На Страстной неделе Наташа говела, но она не хотела говеть со всеми в приходской церкви. Она с няней отпросилась говеть особенно в известной няне особенной церкви Успенья на Плоту. Там особенный был священник, очень строгой и высокой жизни, как говорила няня. Няня была верный человек, и потому Наташу пустили с нею. Каждую ночь няня в три часа со свечой будила разоспавшуюся Наташу. Она испуганно — не проспала ли — вскакивала, озябшая, умывалась, одевалась и, взяв ковровый платок, — «дух смиренномудрия», вспоминала каждый раз Наташа, — узлом завязывала его вокруг себя. И в одну лошадку, на пошевнях, они ехали к заутрене, иногда шли пешком по темным улицам и обледенелым тротуарам. В Успенье на Плоту, где уже дьячки, и священники, и прихожане признали Наташу, она становилась перед иконой Божьей матери, вделанной в зад клироса, освещенной ярким светом маленьких свечей, и, вглядываясь в кривое, черное, но небесно-кроткое и спокойное лицо Божьей матери, молилась за себя, за свои грехи, за свои злодейства, за свою будущую жизнь, за врагов своих и за весь род человеческий и особенно за человека, которому она сделала жестокое зло.

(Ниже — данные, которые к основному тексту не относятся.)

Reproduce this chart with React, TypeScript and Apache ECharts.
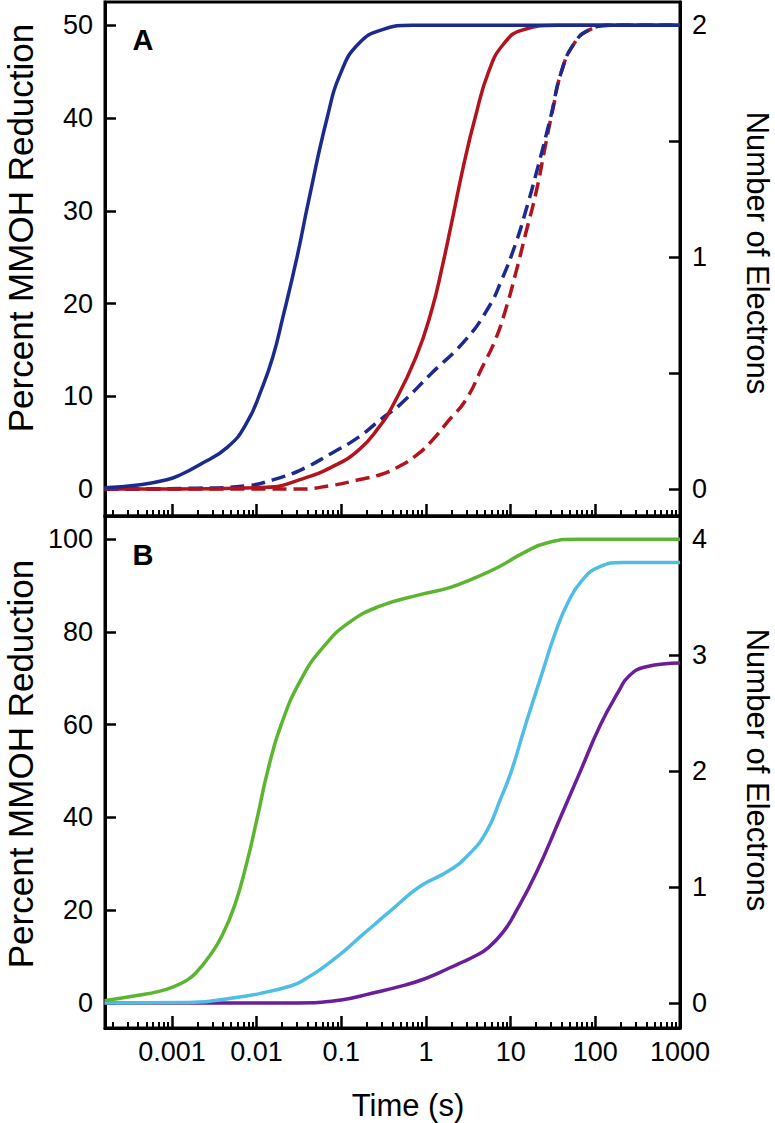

Иногда к иконе, перед которой стояла Наташа и которая пользовалась большою верою прихожан, проталкивались, несмотря на сердитую защиту няни, не имевшей смиренномудрия Наташи, проталкивались мещане, мужики, низкого сословия народ и, не признавая Наташу за барышню, били ее по плечу, покрытому ковровым платком, свечой и шептали «матушка», и Наташа радостно, смиренно своими тонкими похудевшими пальцами бережно устанавливала все отлеплявшуюся свечу и скромно, как дворовые, прятала свои без перчаток руки под ковровый платок. Когда читали Часы, Наташа старательно вслушивалась в молитвы и старалась душою следить за ними. Когда она не понимала, что бывало чаще, когда речь шла о лядвиях и поругании, она что-то поддумывала под эти слова, и душа ее в эти минуты еще больше исполнялась умилением перед своею мерзостью и перед благостью неведомого Бога и его святых. Когда дьякон, знакомый ей как друг близкий, дьякон с русыми волосами, которые он, всякий раз далеко отставляя большой палец, выправлял из-под ризы, когда дьякон читал «миром господу помолимся», Наташа радовалась, что она миром, со всеми одинаково, молится, и радостно крестилась и кланялась и следила за каждым словом о плавающих и путешествующих (тут она вспоминала ясно, спокойно всякий раз о князе Андрее только как о человеке, и молилась за него). О любящих и ненавидящих нас — тут она вспоминала о своих домашних — любящих, и об Анатоле — ненавидящих нас. Ей особенно радостно было молиться и за него. Она знала теперь, что он был враг ее.